To może dotyczyć każdego komponentu, nie tylko układów scalonych czy elementów aktywnych. Posłużę się analogią z zupełnie innego kontekstu – w mojej kuchni trzymam butelkę pikantnego sosu, aby odpowiednio regulować intensywność smaku curry i innych ostrych dań. Ponieważ sos, którego zazwyczaj używam, nie był tym razem dostępny, kupiłem kolejną butelkę innej marki z tą samą ostrością w skali Scoville’a (zatem o takiej samej specyfikacji). Niestety, drugi sos był nieodpowiedni. Owszem, równie ostry, ale jednocześnie znacznie wolniej dawało się wyczuć jego ostrość – w pierwszej chwili wydawał się mdły, a język zaczynał piec dopiero po kilku sekundach. Z tego powodu kucharz mógłby ocenić smak zbyt szybko i dodać go za dużo do potrawy. Zatem, gdy mój ulubiony sos jedynie wzbogacał smak potrawy, drugi dodaje gorzki, cierpki posmak, który zaburza starannie zaplanowany wstępnie smak potrawy.

W przypadku komponentów elektronicznych smak nie jest co prawda istotny, ale inne parametry, które nie zostały opisane, mogą okazać się kluczowe.

Zapewne powinienem przekonywać czytelników, że lepiej pozostać lojalnym wobec Analog Devices – a to zapewne jest prawdą – to jednak warto również upewnić się, że istnieje wystarczająco ścisła współpraca między działem zaopatrzenia a projektantami urządzeń. Gdy pojawia się propozycja zamiany komponentu (z powodu ceny lub z jakiegokolwiek innego powodu), nowy komponent powinno się przetestować, aby uzyskać pewność, że jest w pełni kompatybilny. Taka ocena kompatybilności musi obejmować testy sprzętowe, jak również analizę wszelkich teoretycznych symulacji, ponieważ żaden model nie jest w stanie zasymulować wszystkich funkcji układu. Aby przyspieszyć czas symulacji, makromodele często celowo upraszczają struktury, które twórca modeli uznał za nieistotne. Nawet w dużej książce nie da się omówić wszystkich możliwych kwestii, a co dopiero w krótkim artykule. Mimo to zasada przewidywania problemów jest prosta: zastanów się, jakie zachowanie nieidealnego komponentu mogłoby spowodować nieprawidłową pracę urządzeń – i sprawdź to.

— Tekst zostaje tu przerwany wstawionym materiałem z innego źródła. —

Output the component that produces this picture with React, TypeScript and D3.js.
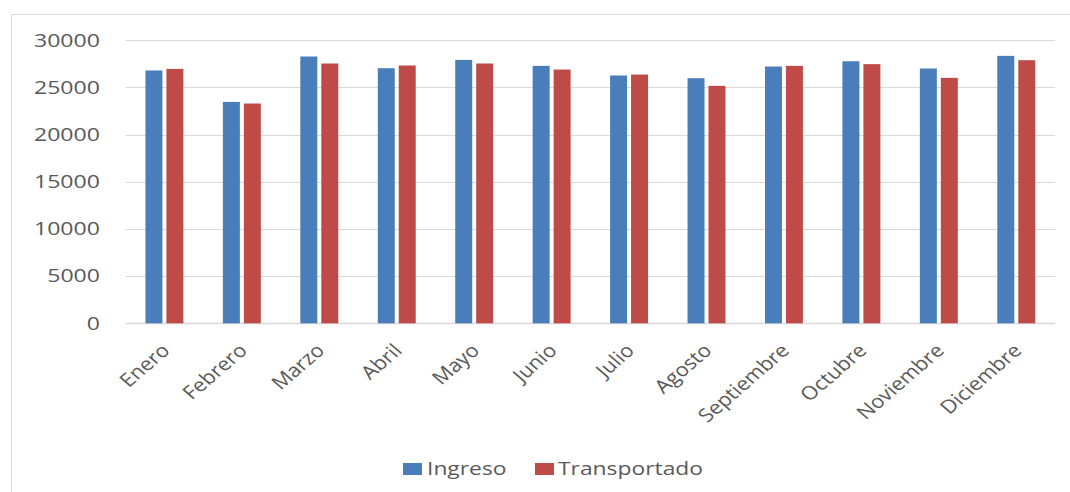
import React from 'react'
import * as d3 from 'd3'

const months = ['Enero', 'Febrero', 'Marzo', 'Abril', 'Mayo', 'Junio', 'Julio', 'Agosto', 'Septiembre', 'Octubre', 'Noviembre', 'Diciembre']
const ingreso = [26800, 23470, 28280, 27040, 27920, 27290, 26270, 25980, 27220, 27780, 27010, 28350]
const transportado = [26970, 23300, 27540, 27330, 27540, 26900, 26370, 25170, 27290, 27470, 26020, 27890]
const seriesNames = ['Ingreso', 'Transportado']
const yTicks = [0, 5000, 10000, 15000, 20000, 25000, 30000]

const W = 1070
const H = 492
const colors = ['#4a7ebb', '#be4b48']
const FONT = '"Open Sans", "DejaVu Sans", sans-serif'
const SX = 1.32 // the picture is stretched sideways
const SX_ROT = 1.16

export default function App() {
  const x = d3.scaleBand<string>()
    .domain(months)
    .range([125.7, 1055])
    .paddingInner(0.51)
    .paddingOuter(0.255)

  const x1 = d3.scaleBand<string>()
    .domain(seriesNames)
    .range([0, x.bandwidth()])
    .paddingInner(0.19)

  const y = d3.scaleLinear().domain([0, 30000]).range([323.3, 40.3])

  const values = [ingreso, transportado]

  return (
    <svg width={W} height={H} style={{ position: 'absolute', left: 0, top: 0, background: '#fff' }}>
      {/* chart frame */}
      <rect x={11.5} y={14.5} width={W} height={H} fill="none" stroke="#d9d9d9" />

      {/* gridlines */}
      {yTicks.map(t => (
        <line key={t} x1={125.7} x2={1055} y1={Math.round(y(t)) + 0.5} y2={Math.round(y(t)) + 0.5}
          stroke="#d9d9d9" strokeWidth={t === 0 ? 1.5 : 1} />
      ))}

      {/* y labels */}
      {yTicks.map(t => (
        <text key={t} transform={`translate(100, ${y(t)}) scale(${SX}, 1)`} textAnchor="end" dy="0.36em"
          fontFamily={FONT} fontSize={17.5} fill="#595959">{t}</text>
      ))}

      {/* bars */}
      {months.map((m, i) => (
        <g key={m} transform={`translate(${x(m)}, 0)`}>
          {seriesNames.map((s, j) => (
            <rect key={s} x={x1(s)} y={y(values[j][i])} width={x1.bandwidth()}
              height={y(0) - y(values[j][i])} fill={colors[j]} />
          ))}
        </g>
      ))}

      {/* x labels */}
      {months.map(m => {
        const cx = (x(m) ?? 0) + x.bandwidth() / 2
        return (
          <text key={m} transform={`translate(${cx + 1}, ${347}) scale(${SX_ROT}, 1) rotate(-45)`}
            textAnchor="end" dy="0.36em" fontFamily={FONT} fontSize={18.8} fill="#595959">{m}</text>
        )
      })}

      {/* legend */}
      <g>
        <rect x={403} y={463} width={19} height={12} fill={colors[0]} />
        <text transform={`translate(427, 475) scale(${SX}, 1)`} fontFamily={FONT} fontSize={17.3} fill="#595959">Ingreso</text>
        <rect x={535} y={463} width={19} height={12} fill={colors[1]} />
        <text transform={`translate(558, 475) scale(${SX}, 1)`} fontFamily={FONT} fontSize={17.3} fill="#595959">Transportado</text>
      </g>
    </svg>
  )
}
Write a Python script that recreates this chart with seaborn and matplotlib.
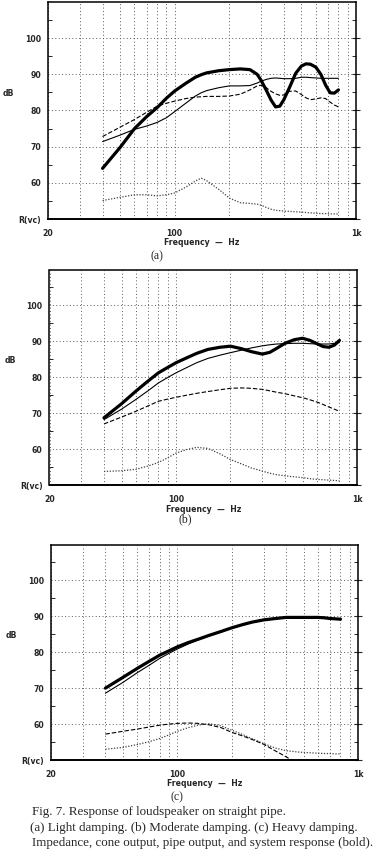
import numpy as np
import matplotlib
matplotlib.use('Agg')
from matplotlib import pyplot as plt
import matplotlib.ticker as ticker
import seaborn as sns

# ---- panel (a): light damping
freq_a = [40, 50, 60, 70, 80, 90, 100, 115, 130, 140, 150, 175, 200, 230, 260, 285, 300,
          320, 340, 360, 380, 400, 430, 465, 500, 530, 560, 600, 640, 680, 720, 760, 800]
system_a = [64.0, 69.8, 75.0, 78.3, 80.8, 83.4, 85.4, 87.5, 89.2, 89.9, 90.4, 91.0, 91.3, 91.5, 91.3, 90.0, 88.3,
            85.6, 82.9, 81.0, 81.2, 83.0, 86.4, 90.3, 92.3, 92.9, 92.8, 92.0, 90.0, 87.0, 84.9, 84.8, 85.7]
cone_a = [71.4, 73.2, 74.8, 75.7, 76.7, 78.0, 79.7, 82.0, 84.0, 84.9, 85.5, 86.3, 86.8, 86.8, 86.9, 87.6, 88.1,
          88.6, 88.9, 89.0, 88.9, 88.8, 88.8, 88.9, 89.2, 89.2, 89.1, 89.0, 88.9, 88.9, 88.9, 88.9, 88.9]
pipe_a = [72.8, 75.4, 77.5, 79.5, 81.2, 82.0, 82.6, 83.3, 83.7, 83.8, 83.9, 83.9, 84.0, 84.5, 85.7, 86.8, 87.0,
          86.3, 85.3, 84.6, 84.2, 84.3, 85.3, 85.4, 84.4, 83.5, 83.0, 83.2, 83.5, 83.3, 82.3, 81.5, 81.0]
imped_a = [55.1, 56.0, 56.7, 56.7, 56.4, 56.7, 57.2, 58.8, 60.5, 61.3, 60.6, 58.2, 55.8, 54.5, 54.3, 54.1, 53.8,
           53.2, 52.7, 52.4, 52.3, 52.2, 52.1, 52.0, 51.9, 51.8, 51.7, 51.6, 51.5, 51.5, 51.4, 51.4, 51.4]

# ---- panel (b): moderate damping
freq_b = [40, 50, 60, 70, 80, 90, 100, 115, 130, 150, 175, 200, 230, 260, 300, 330, 360,
          400, 450, 500, 550, 600, 650, 700, 750, 800]
system_b = [68.8, 72.7, 76.2, 79.0, 81.3, 82.8, 84.1, 85.5, 86.7, 87.8, 88.4, 88.7, 88.0, 87.2, 86.5, 87.0, 88.1,
            89.5, 90.5, 90.9, 90.3, 89.4, 88.6, 88.4, 89.0, 90.3]
cone_b = [68.3, 71.2, 73.9, 76.3, 78.5, 80.0, 81.3, 82.8, 84.1, 85.3, 86.2, 86.9, 87.6, 88.2, 88.8, 89.1, 89.3,
          89.4, 89.5, 89.5, 89.4, 89.3, 89.3, 89.3, 89.5, 89.7]
pipe_b = [67.1, 69.0, 70.6, 72.1, 73.4, 74.0, 74.5, 75.1, 75.6, 76.1, 76.6, 77.0, 77.1, 77.0, 76.7, 76.3, 75.9,
          75.5, 74.9, 74.4, 73.8, 73.2, 72.5, 71.8, 71.2, 70.6]
imped_b = [53.9, 54.1, 54.5, 55.4, 56.4, 57.7, 59.0, 60.0, 60.6, 60.3, 58.8, 57.2, 56.0, 54.9, 54.0, 53.4, 53.0,
           52.7, 52.4, 52.2, 51.9, 51.7, 51.6, 51.5, 51.4, 51.3]

# ---- panel (c): heavy damping
freq_c = [40, 50, 60, 70, 80, 90, 100, 115, 130, 150, 175, 200, 230, 260, 300, 350,
          400, 450, 500, 550, 600, 650, 700, 750, 800]
system_c = [70.0, 73.0, 75.5, 77.5, 79.2, 80.4, 81.5, 82.7, 83.6, 84.7, 85.8, 86.8, 87.7, 88.4, 89.0, 89.4,
            89.7, 89.7, 89.7, 89.7, 89.7, 89.6, 89.4, 89.3, 89.2]
cone_c = [68.6, 71.6, 74.3, 76.4, 78.3, 79.7, 80.9, 82.3, 83.4, 84.6, 85.7, 86.7, 87.6, 88.3, 88.9, 89.3,
          89.6, 89.6, 89.6, 89.6, 89.6, 89.5, 89.3, 89.2, 89.1]
pipe_c = [57.2, 58.0, 58.6, 59.2, 59.7, 60.0, 60.2, 60.3, 60.2, 59.8, 59.0, 57.7, 56.7, 55.7, 54.4, 52.5,
          50.9, 49.3, 48.0, 46.8, 45.7, 44.7, 43.8, 43.0, 42.2]
imped_c = [53.0, 53.5, 54.3, 55.1, 56.0, 57.0, 58.0, 59.0, 59.7, 60.1, 59.5, 58.3, 57.1, 55.9, 54.6, 53.3,
           52.6, 52.3, 52.1, 52.0, 51.9, 51.8, 51.8, 51.7, 51.7]

y_ticks = [50, 60, 70, 80, 90, 100]
y_labels = ['R(vc)', '60', '70', '80', '90', '100']
x_ticks = [20, 100, 1000]
x_labels = ['20', '100', '1k']
panel_tags = ['(a)', '(b)', '(c)']
caption = ['Fig. 7. Response of loudspeaker on straight pipe.',
           '(a) Light damping. (b) Moderate damping. (c) Heavy damping.',
           'Impedance, cone output, pipe output, and system response (bold).']

sns.set_style('white')
plt.rcParams['font.family'] = ['DejaVu Sans']

W, H = 380, 863
fig = plt.figure(figsize=(W / 100, H / 100), dpi=100)

# axes boxes in pixels: left, top, right, bottom
boxes = [(48, 2, 356, 219), (49.5, 269.5, 357, 485.5), (51, 544.5, 358, 760)]
tag_pos = [(157, 256), (185, 519), (177, 797)]

panels = [
    (freq_a, system_a, cone_a, pipe_a, imped_a),
    (freq_b, system_b, cone_b, pipe_b, imped_b),
    (freq_c, system_c, cone_c, pipe_c, imped_c),
]

small = 5.6

for i, (freq, system, cone, pipe, imped) in enumerate(panels):
    l, t, r, b = boxes[i]
    ax = fig.add_axes([l / W, 1 - b / H, (r - l) / W, (b - t) / H])
    ax.set_xscale('log')

    sns.lineplot(x=freq, y=imped, ax=ax, color='0.25', linewidth=0.9, linestyle=(0, (1, 1.3)))
    sns.lineplot(x=freq, y=pipe, ax=ax, color='black', linewidth=0.8, linestyle=(0, (4, 1.8)))
    sns.lineplot(x=freq, y=cone, ax=ax, color='black', linewidth=0.8)
    sns.lineplot(x=freq, y=system, ax=ax, color='black', linewidth=2.3)

    ax.set_xlim(20, 1000)
    ax.set_ylim(50, 110)

    ax.set_xticks(x_ticks, labels=x_labels)
    ax.xaxis.set_minor_locator(ticker.FixedLocator([30, 40, 50, 60, 70, 80, 90,
                                                    200, 300, 400, 500, 600, 700, 800, 900]))
    ax.xaxis.set_minor_formatter(ticker.NullFormatter())
    ax.set_yticks(y_ticks, labels=y_labels)
    ax.yaxis.set_minor_locator(ticker.FixedLocator([55, 65, 75, 85, 95, 105]))

    ax.grid(which='both', axis='x', linestyle=(0, (1, 2.5)), color='0.35', linewidth=0.7)
    ax.grid(which='major', axis='y', linestyle=(0, (1, 2.5)), color='0.35', linewidth=0.7)
    for gl in ax.get_ygridlines()[:1]:
        gl.set_visible(False)

    ax.tick_params(axis='x', which='major', direction='inout', length=6, width=0.8,
                   pad=4, labelsize=small)
    ax.tick_params(axis='x', which='minor', direction='in', length=4, width=0.7)
    ax.tick_params(axis='y', which='major', direction='inout', length=6, width=0.8,
                   pad=2, labelsize=small, right=True)
    ax.tick_params(axis='y', which='minor', direction='in', length=3, width=0.7, left=True, right=True)
    for lab in ax.get_xticklabels() + ax.get_yticklabels():
        lab.set_fontweight('bold')

    for sp in ax.spines.values():
        sp.set_visible(True)
        sp.set_color('black')
        sp.set_linewidth(1.1)
    ax.spines['bottom'].set_linewidth(1.4)

    ax.set_xlabel('Frequency  \u2014  Hz', fontsize=small, fontweight='bold', labelpad=0.5)
    ax.set_ylabel('dB', rotation=0, fontsize=small, fontweight='bold', ha='center', va='center')
    ax.yaxis.set_label_coords(-0.128, 0.58)

    tx, ty = tag_pos[i]
    fig.text(tx / W, 1 - ty / H, panel_tags[i], family='Liberation Serif',
             fontsize=8.5, ha='center', va='center')

cap_y = [812, 828, 843]
cap_x = [32, 30, 32]
for line, y0, x0 in zip(caption, cap_y, cap_x):
    fig.text(x0 / W, 1 - y0 / H, line, family='Liberation Serif', fontsize=9.4,
             ha='left', va='center')

fig.savefig('out.png', dpi=100)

Wymienię kilka kwestii, z którymi zetknąłem się w ciągu wielu lat, ale spróbuję przy tej okazji nauczyć pewnego toku myślenia, zamiast wymieniać (daleką od wyczerpującej) listę potencjalnych problemów.

  • W jednym artykule zostały omówione nieużywane piny układu. Spotkałem się z takimi zamiennikiami, w których niepodłączony pin w wersji oryginalnej, miał połączenie wewnętrzne w zamienniku.
  • Niektóre wejścia wzmacniaczy operacyjnych mają wysoką impedancję nawet przy dużych napięciach różnicowych, podczas gdy inne mają wysoką impedancję gdy pracują z ujemnym sprzężeniem zwrotnym (a zatem małym różnicowym napięciem wejściowym). Jednocześnie ich obwody ochronne znacząco obniżają impedancję wejściową, gdy napięcie różnicowe spada poniżej 600 mV.
  • Nowy „udoskonalony” układ, zastępujący starszy, może okazać się szybszy i mieć nieoczekiwanie szersze pasmo, co prowadzi do potencjalnej niestabilności i większej mocy szumu szerokopasmowego.
  • Również szybsze układy logiczne mogą być podatne na nanosekundowe zaburzenia, które wcześniejsze wolniejsze układy ignorowały.
  • Kondensator ceramiczny o pojemności 10 nF i napięciu znamionowym 50 V może mieć znacznie niższą indukcyjność, a zatem i impedancję na wysokich częstotliwościach, niż tańszy kondensator foliowy o tej samej wartości.
  • Nawet standardowe kable (Cat-5) Ethernetowe dwóch różnych producentów mogą mieć tak różne charakterystyki strat i przesłuchów, że tylko jeden działa w danym systemie.

Zawsze warto myśleć i wielokrotnie testować sprzęt. Znajduje tu zastosowanie prawo Murphy’ego: „Jeżeli coś może pójść nie tak, to na pewno pójdzie źle”.